- Written exercise: Every line of the listing must be reproduced as it stands. Leave the images behind.

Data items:
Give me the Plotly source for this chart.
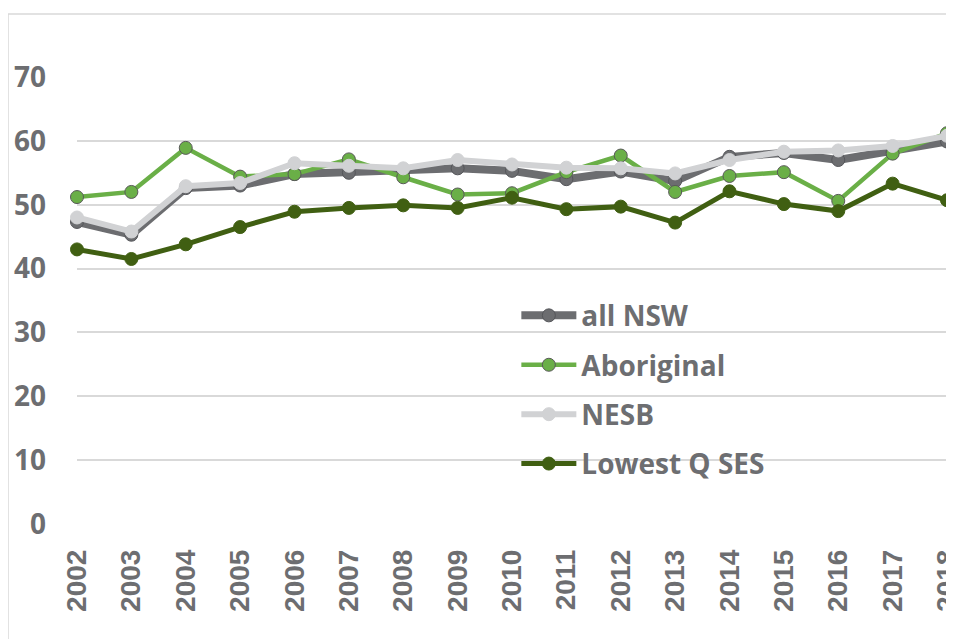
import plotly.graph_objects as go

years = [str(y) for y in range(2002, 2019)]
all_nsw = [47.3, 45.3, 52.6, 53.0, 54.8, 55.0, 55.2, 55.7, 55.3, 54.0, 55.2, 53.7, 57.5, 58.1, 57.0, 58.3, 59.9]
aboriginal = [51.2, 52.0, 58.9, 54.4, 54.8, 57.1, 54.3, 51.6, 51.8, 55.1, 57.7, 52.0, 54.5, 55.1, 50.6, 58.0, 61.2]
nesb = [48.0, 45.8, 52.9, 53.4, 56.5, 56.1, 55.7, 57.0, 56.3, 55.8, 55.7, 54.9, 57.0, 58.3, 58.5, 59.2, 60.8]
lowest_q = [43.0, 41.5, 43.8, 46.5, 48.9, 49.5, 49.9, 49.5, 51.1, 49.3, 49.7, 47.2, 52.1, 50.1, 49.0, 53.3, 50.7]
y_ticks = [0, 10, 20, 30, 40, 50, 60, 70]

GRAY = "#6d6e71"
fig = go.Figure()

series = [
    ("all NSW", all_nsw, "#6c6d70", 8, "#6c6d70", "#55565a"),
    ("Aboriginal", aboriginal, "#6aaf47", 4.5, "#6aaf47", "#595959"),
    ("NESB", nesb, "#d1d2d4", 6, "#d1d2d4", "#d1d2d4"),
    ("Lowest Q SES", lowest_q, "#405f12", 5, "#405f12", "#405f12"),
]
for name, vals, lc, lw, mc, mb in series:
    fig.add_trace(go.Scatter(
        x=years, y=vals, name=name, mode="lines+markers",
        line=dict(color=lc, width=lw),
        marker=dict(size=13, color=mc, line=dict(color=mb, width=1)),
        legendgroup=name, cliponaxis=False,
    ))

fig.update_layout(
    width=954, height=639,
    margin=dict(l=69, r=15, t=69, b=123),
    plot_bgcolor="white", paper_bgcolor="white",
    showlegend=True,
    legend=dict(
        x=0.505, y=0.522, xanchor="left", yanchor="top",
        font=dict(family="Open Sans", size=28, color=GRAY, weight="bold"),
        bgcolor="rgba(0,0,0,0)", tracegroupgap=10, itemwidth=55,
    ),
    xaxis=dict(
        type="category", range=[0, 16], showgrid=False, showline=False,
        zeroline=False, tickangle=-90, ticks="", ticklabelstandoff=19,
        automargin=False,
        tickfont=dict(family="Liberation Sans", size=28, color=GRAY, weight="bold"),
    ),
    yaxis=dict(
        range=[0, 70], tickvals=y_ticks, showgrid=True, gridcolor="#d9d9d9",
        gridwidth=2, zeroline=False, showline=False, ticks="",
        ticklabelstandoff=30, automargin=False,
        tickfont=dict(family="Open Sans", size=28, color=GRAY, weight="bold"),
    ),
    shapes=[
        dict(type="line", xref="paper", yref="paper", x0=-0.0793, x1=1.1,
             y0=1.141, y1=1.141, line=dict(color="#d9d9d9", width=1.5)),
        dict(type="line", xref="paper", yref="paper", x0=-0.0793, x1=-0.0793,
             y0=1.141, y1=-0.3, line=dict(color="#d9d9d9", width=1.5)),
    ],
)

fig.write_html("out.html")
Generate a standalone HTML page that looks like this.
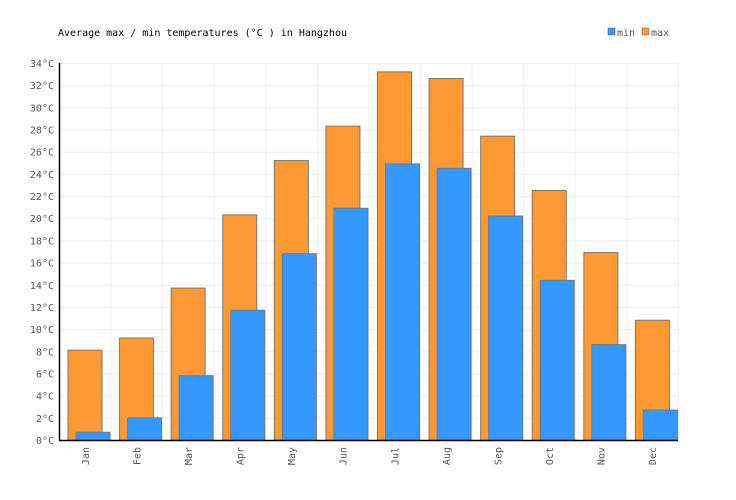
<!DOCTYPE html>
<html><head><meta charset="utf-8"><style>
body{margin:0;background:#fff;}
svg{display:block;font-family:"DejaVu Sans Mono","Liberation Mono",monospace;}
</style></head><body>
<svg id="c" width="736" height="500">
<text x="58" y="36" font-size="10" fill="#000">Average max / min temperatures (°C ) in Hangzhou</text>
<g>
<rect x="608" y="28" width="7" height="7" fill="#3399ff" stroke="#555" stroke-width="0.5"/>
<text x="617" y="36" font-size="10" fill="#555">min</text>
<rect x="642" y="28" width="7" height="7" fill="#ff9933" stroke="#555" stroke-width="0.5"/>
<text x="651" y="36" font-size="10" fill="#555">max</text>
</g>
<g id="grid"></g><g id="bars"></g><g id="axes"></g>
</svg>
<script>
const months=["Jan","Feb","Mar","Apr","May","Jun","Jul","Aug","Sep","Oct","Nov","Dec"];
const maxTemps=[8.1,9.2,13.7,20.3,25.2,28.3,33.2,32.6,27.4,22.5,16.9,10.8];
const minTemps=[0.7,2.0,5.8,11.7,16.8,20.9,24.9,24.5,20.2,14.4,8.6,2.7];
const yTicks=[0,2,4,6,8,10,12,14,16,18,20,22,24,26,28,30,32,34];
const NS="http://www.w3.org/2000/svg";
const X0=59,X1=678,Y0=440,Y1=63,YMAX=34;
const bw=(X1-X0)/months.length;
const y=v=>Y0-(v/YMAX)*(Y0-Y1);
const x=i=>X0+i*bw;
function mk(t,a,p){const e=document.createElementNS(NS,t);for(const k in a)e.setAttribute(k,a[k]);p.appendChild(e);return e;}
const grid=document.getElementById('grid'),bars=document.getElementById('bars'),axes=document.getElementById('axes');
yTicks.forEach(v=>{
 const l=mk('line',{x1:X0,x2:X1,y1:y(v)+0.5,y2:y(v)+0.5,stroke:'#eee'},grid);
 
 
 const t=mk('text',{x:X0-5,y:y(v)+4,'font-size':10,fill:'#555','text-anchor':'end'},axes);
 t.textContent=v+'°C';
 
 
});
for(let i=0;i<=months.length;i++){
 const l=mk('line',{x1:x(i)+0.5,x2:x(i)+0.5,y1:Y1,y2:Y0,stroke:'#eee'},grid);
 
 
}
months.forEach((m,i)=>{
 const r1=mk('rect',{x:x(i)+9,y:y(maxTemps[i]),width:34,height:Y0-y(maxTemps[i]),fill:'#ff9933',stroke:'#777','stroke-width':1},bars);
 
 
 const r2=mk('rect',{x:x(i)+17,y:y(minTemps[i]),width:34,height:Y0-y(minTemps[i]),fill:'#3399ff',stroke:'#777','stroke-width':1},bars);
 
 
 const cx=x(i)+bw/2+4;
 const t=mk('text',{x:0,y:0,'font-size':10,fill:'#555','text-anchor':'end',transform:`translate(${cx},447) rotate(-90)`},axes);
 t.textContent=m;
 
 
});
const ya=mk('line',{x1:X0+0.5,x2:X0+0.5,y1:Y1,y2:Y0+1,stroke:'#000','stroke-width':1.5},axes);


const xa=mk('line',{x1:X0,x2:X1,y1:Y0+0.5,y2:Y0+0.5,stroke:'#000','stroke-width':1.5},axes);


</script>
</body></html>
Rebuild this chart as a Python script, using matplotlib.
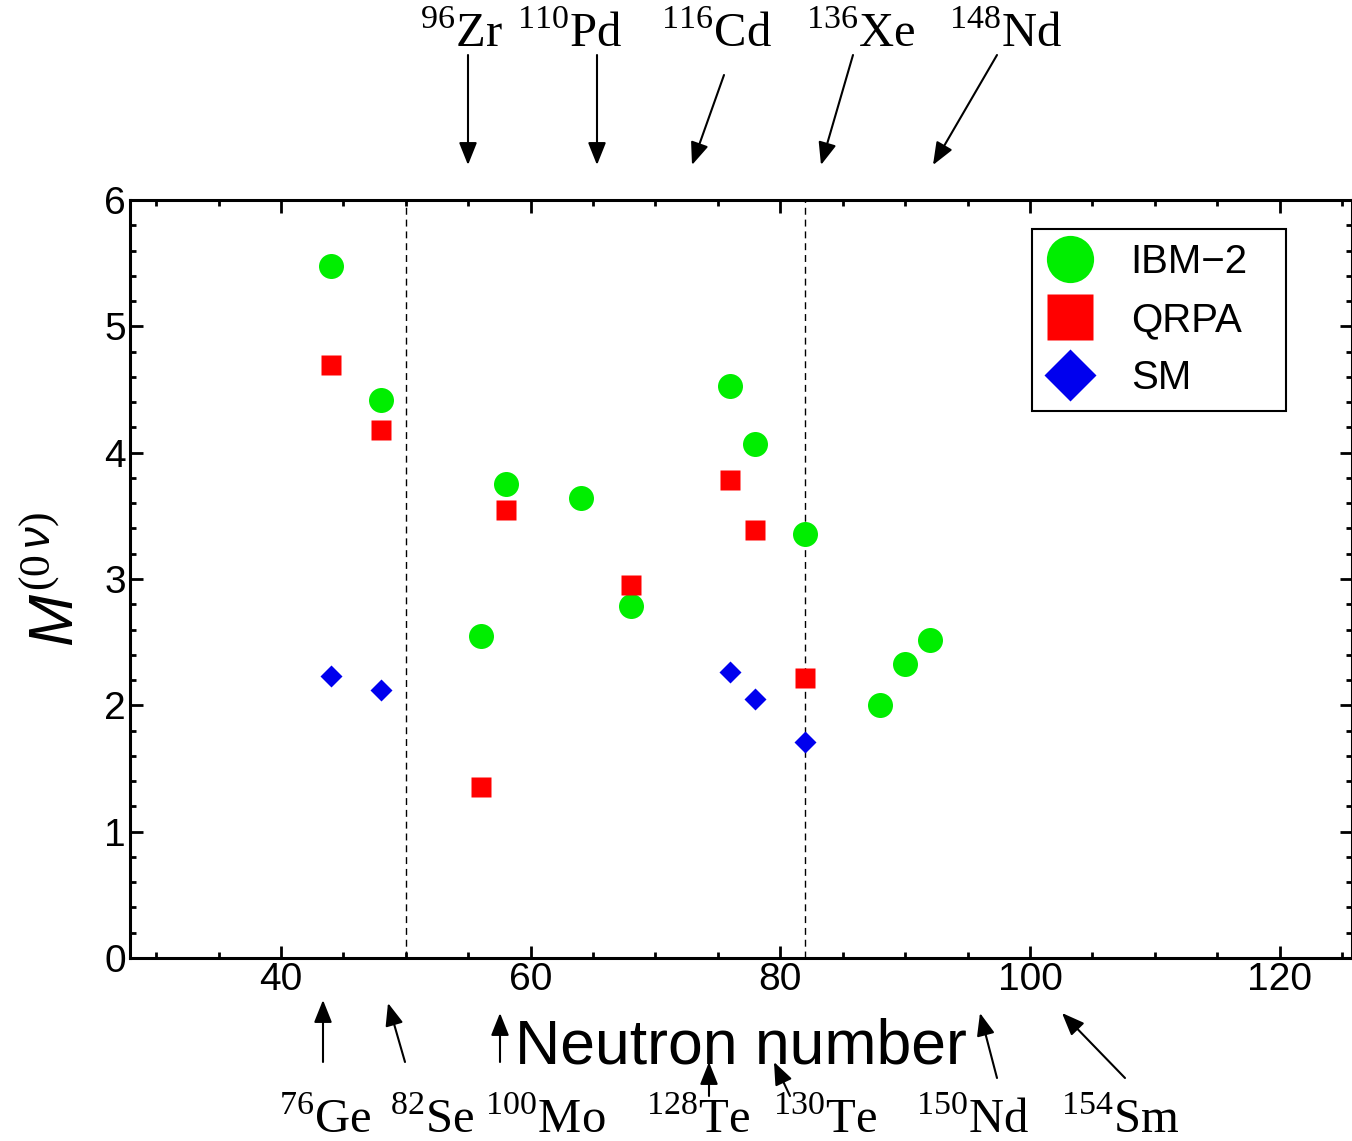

- Solution below:
Give me the Plotly source for this chart.
import plotly.graph_objects as go

years = [str(y) for y in range(2002, 2019)]
all_nsw = [47.3, 45.3, 52.6, 53.0, 54.8, 55.0, 55.2, 55.7, 55.3, 54.0, 55.2, 53.7, 57.5, 58.1, 57.0, 58.3, 59.9]
aboriginal = [51.2, 52.0, 58.9, 54.4, 54.8, 57.1, 54.3, 51.6, 51.8, 55.1, 57.7, 52.0, 54.5, 55.1, 50.6, 58.0, 61.2]
nesb = [48.0, 45.8, 52.9, 53.4, 56.5, 56.1, 55.7, 57.0, 56.3, 55.8, 55.7, 54.9, 57.0, 58.3, 58.5, 59.2, 60.8]
lowest_q = [43.0, 41.5, 43.8, 46.5, 48.9, 49.5, 49.9, 49.5, 51.1, 49.3, 49.7, 47.2, 52.1, 50.1, 49.0, 53.3, 50.7]
y_ticks = [0, 10, 20, 30, 40, 50, 60, 70]

GRAY = "#6d6e71"
fig = go.Figure()

series = [
    ("all NSW", all_nsw, "#6c6d70", 8, "#6c6d70", "#55565a"),
    ("Aboriginal", aboriginal, "#6aaf47", 4.5, "#6aaf47", "#595959"),
    ("NESB", nesb, "#d1d2d4", 6, "#d1d2d4", "#d1d2d4"),
    ("Lowest Q SES", lowest_q, "#405f12", 5, "#405f12", "#405f12"),
]
for name, vals, lc, lw, mc, mb in series:
    fig.add_trace(go.Scatter(
        x=years, y=vals, name=name, mode="lines+markers",
        line=dict(color=lc, width=lw),
        marker=dict(size=13, color=mc, line=dict(color=mb, width=1)),
        legendgroup=name, cliponaxis=False,
    ))

fig.update_layout(
    width=954, height=639,
    margin=dict(l=69, r=15, t=69, b=123),
    plot_bgcolor="white", paper_bgcolor="white",
    showlegend=True,
    legend=dict(
        x=0.505, y=0.522, xanchor="left", yanchor="top",
        font=dict(family="Open Sans", size=28, color=GRAY, weight="bold"),
        bgcolor="rgba(0,0,0,0)", tracegroupgap=10, itemwidth=55,
    ),
    xaxis=dict(
        type="category", range=[0, 16], showgrid=False, showline=False,
        zeroline=False, tickangle=-90, ticks="", ticklabelstandoff=19,
        automargin=False,
        tickfont=dict(family="Liberation Sans", size=28, color=GRAY, weight="bold"),
    ),
    yaxis=dict(
        range=[0, 70], tickvals=y_ticks, showgrid=True, gridcolor="#d9d9d9",
        gridwidth=2, zeroline=False, showline=False, ticks="",
        ticklabelstandoff=30, automargin=False,
        tickfont=dict(family="Open Sans", size=28, color=GRAY, weight="bold"),
    ),
    shapes=[
        dict(type="line", xref="paper", yref="paper", x0=-0.0793, x1=1.1,
             y0=1.141, y1=1.141, line=dict(color="#d9d9d9", width=1.5)),
        dict(type="line", xref="paper", yref="paper", x0=-0.0793, x1=-0.0793,
             y0=1.141, y1=-0.3, line=dict(color="#d9d9d9", width=1.5)),
    ],
)

fig.write_html("out.html")
Generate a standalone HTML page that looks like this.
<!DOCTYPE html>
<html><head><meta charset="utf-8"><style>
body{margin:0;background:#fff;}
svg{display:block;font-family:"DejaVu Sans Mono","Liberation Mono",monospace;}
</style></head><body>
<svg id="c" width="736" height="500">
<text x="58" y="36" font-size="10" fill="#000">Average max / min temperatures (°C ) in Hangzhou</text>
<g>
<rect x="608" y="28" width="7" height="7" fill="#3399ff" stroke="#555" stroke-width="0.5"/>
<text x="617" y="36" font-size="10" fill="#555">min</text>
<rect x="642" y="28" width="7" height="7" fill="#ff9933" stroke="#555" stroke-width="0.5"/>
<text x="651" y="36" font-size="10" fill="#555">max</text>
</g>
<g id="grid"></g><g id="bars"></g><g id="axes"></g>
</svg>
<script>
const months=["Jan","Feb","Mar","Apr","May","Jun","Jul","Aug","Sep","Oct","Nov","Dec"];
const maxTemps=[8.1,9.2,13.7,20.3,25.2,28.3,33.2,32.6,27.4,22.5,16.9,10.8];
const minTemps=[0.7,2.0,5.8,11.7,16.8,20.9,24.9,24.5,20.2,14.4,8.6,2.7];
const yTicks=[0,2,4,6,8,10,12,14,16,18,20,22,24,26,28,30,32,34];
const NS="http://www.w3.org/2000/svg";
const X0=59,X1=678,Y0=440,Y1=63,YMAX=34;
const bw=(X1-X0)/months.length;
const y=v=>Y0-(v/YMAX)*(Y0-Y1);
const x=i=>X0+i*bw;
function mk(t,a,p){const e=document.createElementNS(NS,t);for(const k in a)e.setAttribute(k,a[k]);p.appendChild(e);return e;}
const grid=document.getElementById('grid'),bars=document.getElementById('bars'),axes=document.getElementById('axes');
yTicks.forEach(v=>{
 const l=mk('line',{x1:X0,x2:X1,y1:y(v)+0.5,y2:y(v)+0.5,stroke:'#eee'},grid);
 
 
 const t=mk('text',{x:X0-5,y:y(v)+4,'font-size':10,fill:'#555','text-anchor':'end'},axes);
 t.textContent=v+'°C';
 
 
});
for(let i=0;i<=months.length;i++){
 const l=mk('line',{x1:x(i)+0.5,x2:x(i)+0.5,y1:Y1,y2:Y0,stroke:'#eee'},grid);
 
 
}
months.forEach((m,i)=>{
 const r1=mk('rect',{x:x(i)+9,y:y(maxTemps[i]),width:34,height:Y0-y(maxTemps[i]),fill:'#ff9933',stroke:'#777','stroke-width':1},bars);
 
 
 const r2=mk('rect',{x:x(i)+17,y:y(minTemps[i]),width:34,height:Y0-y(minTemps[i]),fill:'#3399ff',stroke:'#777','stroke-width':1},bars);
 
 
 const cx=x(i)+bw/2+4;
 const t=mk('text',{x:0,y:0,'font-size':10,fill:'#555','text-anchor':'end',transform:`translate(${cx},447) rotate(-90)`},axes);
 t.textContent=m;
 
 
});
const ya=mk('line',{x1:X0+0.5,x2:X0+0.5,y1:Y1,y2:Y0+1,stroke:'#000','stroke-width':1.5},axes);


const xa=mk('line',{x1:X0,x2:X1,y1:Y0+0.5,y2:Y0+0.5,stroke:'#000','stroke-width':1.5},axes);


</script>
</body></html>
Rebuild this chart as a Python script, using matplotlib.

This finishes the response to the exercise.